The Forbearance Agreement provided that if the Company, the Administrative Agent and applicable Lenders do not enter into a new agreement or an amendment to the Forbearance Agreement by August 15, 2012, the defaults shall be deemed existing and unsecured and any remaining funds in the cash collateral account, currently $500,000, shall be immediately available to the Administrative Agent pursuant to the Contribution Agreement and Cash Collateral Security Agreement dated March 31, 2010 among the Company, the Administrative Agent and Marshall Reynolds. The Company has received no notification from the Administrative Agent regarding the use of cash collateral as a result of the Company's inability to remain in compliance with certain financial covenants.


The Company has continued to work with the investment banking group of Raymond James & Associates, Inc. to assist it with a restructuring or refinancing of the existing debt and other potential transaction alternatives.
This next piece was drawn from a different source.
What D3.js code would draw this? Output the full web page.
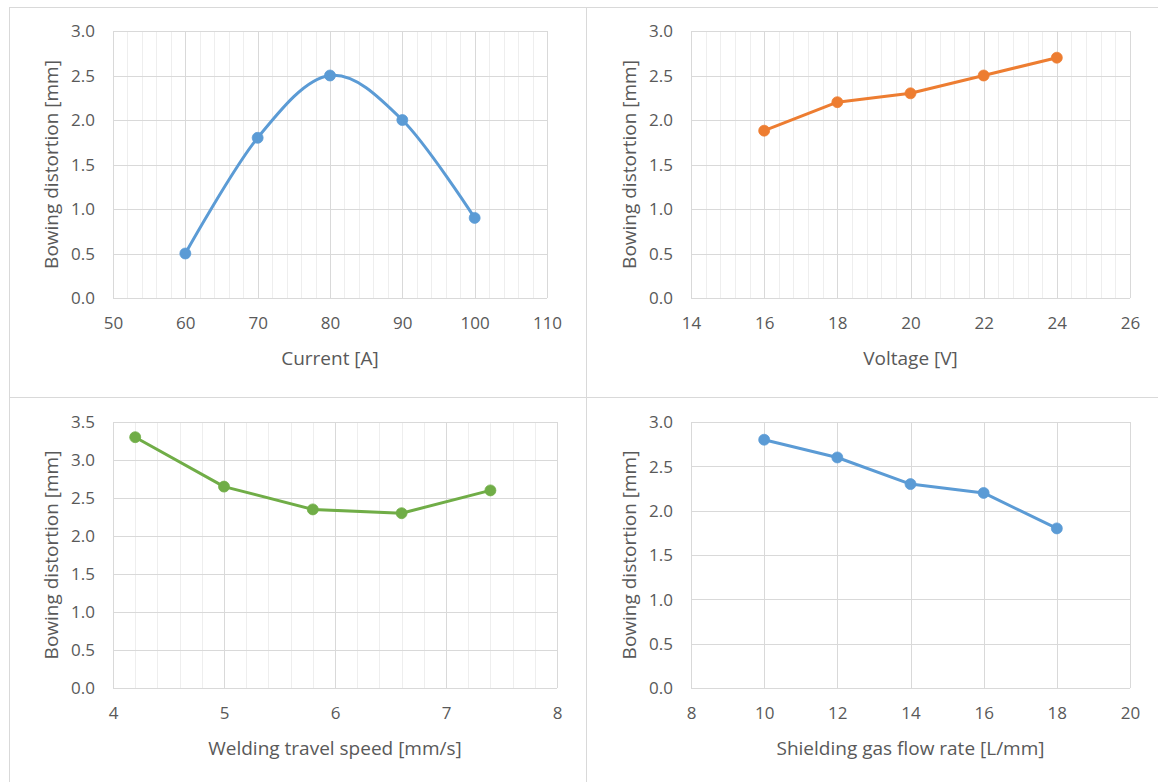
<!DOCTYPE html>
<html>
<head>
<meta charset="utf-8">
<script src="https://cdn.jsdelivr.net/npm/d3@7"></script>
<style>
  html, body { margin: 0; padding: 0; background: #fff; }
  svg { display: block; }
  text { font-family: "Open Sans", "Noto Sans", sans-serif; fill: #595959; }
</style>
</head>
<body>
<svg id="chart" width="1158" height="782"></svg>
<script>
// ---- Data ----
const currentX = [60, 70, 80, 90, 100];
const currentY = [0.5, 1.8, 2.5, 2.0, 0.9];
const currentTicks = [50, 60, 70, 80, 90, 100, 110];

const voltageX = [16, 18, 20, 22, 24];
const voltageY = [1.88, 2.2, 2.3, 2.5, 2.7];
const voltageTicks = [14, 16, 18, 20, 22, 24, 26];

const speedX = [4.2, 5.0, 5.8, 6.6, 7.4];
const speedY = [3.3, 2.65, 2.35, 2.3, 2.6];
const speedTicks = [4, 5, 6, 7, 8];

const gasX = [10, 12, 14, 16, 18];
const gasY = [2.8, 2.6, 2.3, 2.2, 1.8];
const gasTicks = [8, 10, 12, 14, 16, 18, 20];

const yTicks3 = [0, 0.5, 1.0, 1.5, 2.0, 2.5, 3.0];
const yTicks35 = [0, 0.5, 1.0, 1.5, 2.0, 2.5, 3.0, 3.5];

const yTitle = "Bowing distortion [mm]";
const xTitles = ["Current [A]", "Voltage [V]", "Welding travel speed [mm/s]", "Shielding gas flow rate [L/mm]"];

const svg = d3.select("#chart");

// Panel frames
const frames = [
  {x: 9.5, y: 7.5, w: 577, h: 390},
  {x: 586.5, y: 7.5, w: 600, h: 390},
  {x: 9.5, y: 397.5, w: 577, h: 400},
  {x: 586.5, y: 397.5, w: 600, h: 400}
];
frames.forEach(f => {
  svg.append("rect").attr("x", f.x).attr("y", f.y).attr("width", f.w).attr("height", f.h)
    .attr("fill", "#fff").attr("stroke", "#d9d9d9").attr("stroke-width", 1);
});

const panels = [
  {xs: currentX, ys: currentY, xt: currentTicks, yt: yTicks3, minor: 2, color: "#5b9bd5", smooth: true,
   left: 113, right: 547, top: 31, bottom: 298, title: xTitles[0]},
  {xs: voltageX, ys: voltageY, xt: voltageTicks, yt: yTicks3, minor: 0.4, color: "#ed7d31", smooth: false,
   left: 691, right: 1130, top: 31, bottom: 298, title: xTitles[1]},
  {xs: speedX, ys: speedY, xt: speedTicks, yt: yTicks35, minor: 0.2, color: "#70ad47", smooth: false,
   left: 113, right: 557, top: 422, bottom: 688, title: xTitles[2]},
  {xs: gasX, ys: gasY, xt: gasTicks, yt: yTicks3, minor: 0, color: "#5b9bd5", smooth: false,
   left: 691, right: 1130, top: 422, bottom: 688, title: xTitles[3]}
];

panels.forEach(p => {
  const x = d3.scaleLinear().domain(d3.extent(p.xt)).range([p.left, p.right]);
  const y = d3.scaleLinear().domain(d3.extent(p.yt)).range([p.bottom, p.top]);
  const g = svg.append("g");

  // minor vertical gridlines
  if (p.minor > 0) {
    const [a, b] = x.domain();
    const n = Math.round((b - a) / p.minor);
    const minorVals = d3.range(n + 1).map(i => a + i * p.minor)
      .filter(v => !p.xt.some(t => Math.abs(t - v) < 1e-6));
    g.append("g").selectAll("line").data(minorVals).join("line")
      .attr("x1", d => Math.round(x(d)) + 0.5).attr("x2", d => Math.round(x(d)) + 0.5)
      .attr("y1", p.top).attr("y2", p.bottom)
      .attr("stroke", "#eeeeee").attr("stroke-width", 1);
  }
  // major horizontal gridlines
  g.append("g").selectAll("line").data(p.yt).join("line")
    .attr("x1", p.left).attr("x2", p.right)
    .attr("y1", d => Math.round(y(d)) + 0.5).attr("y2", d => Math.round(y(d)) + 0.5)
    .attr("stroke", "#d9d9d9").attr("stroke-width", 1);
  // major vertical gridlines
  g.append("g").selectAll("line").data(p.xt).join("line")
    .attr("x1", d => Math.round(x(d)) + 0.5).attr("x2", d => Math.round(x(d)) + 0.5)
    .attr("y1", p.top).attr("y2", p.bottom)
    .attr("stroke", "#d9d9d9").attr("stroke-width", 1);

  // axes (labels only)
  const xAxis = d3.axisBottom(x).tickValues(p.xt).tickSize(0).tickPadding(0).tickFormat(d3.format("d"));
  const xa = g.append("g").attr("transform", `translate(0,${p.bottom})`).call(xAxis);
  xa.select(".domain").remove();
  xa.selectAll("text").attr("dy", null).attr("y", 31).attr("font-size", 17)
    .attr("font-family", null).attr("fill", "#595959");

  const yAxis = d3.axisLeft(y).tickValues(p.yt).tickSize(0).tickPadding(0).tickFormat(d3.format(".1f"));
  const ya = g.append("g").attr("transform", `translate(${p.left},0)`).call(yAxis);
  ya.select(".domain").remove();
  ya.selectAll("text").attr("x", -18).attr("dy", "0.35em").attr("font-size", 17)
    .attr("font-family", null).attr("fill", "#595959");

  // axis titles
  g.append("text").attr("x", (p.left + p.right) / 2).attr("y", p.bottom + 60).attr("dy", "0.35em")
    .attr("text-anchor", "middle").attr("font-size", 19).text(p.title);
  g.append("text").attr("transform", `translate(${p.left - 62},${(p.top + p.bottom) / 2}) rotate(-90)`)
    .attr("dy", "0.35em").attr("text-anchor", "middle").attr("font-size", 19).text(yTitle);

  // line
  const pts = p.xs.map((v, i) => [v, p.ys[i]]);
  const line = d3.line().x(d => x(d[0])).y(d => y(d[1]))
    .curve(p.smooth ? d3.curveCatmullRom.alpha(0) : d3.curveLinear);
  g.append("path").datum(pts).attr("d", line).attr("fill", "none")
    .attr("stroke", p.color).attr("stroke-width", 3).attr("stroke-linejoin", "round").attr("stroke-linecap", "round");
  g.append("g").selectAll("circle").data(pts).join("circle")
    .attr("cx", d => x(d[0])).attr("cy", d => y(d[1])).attr("r", 5.5)
    .attr("fill", p.color).attr("stroke", p.color).attr("stroke-width", 0.75);
});
</script>
</body>
</html>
The Company continues to have ongoing dialogue with the Administrative Agent and the syndicate of banks with respect to a forbearance agreement regarding the Events of Default and/or an amendment/restructuring of the existing debt. A total of $39,754,720 of current and long-term debt and outstanding revolving line of credit borrowings are subject to accelerated maturity and, as such, the Lenders may, at their option, give notice to the Company that amounts owed are immediately due and payable.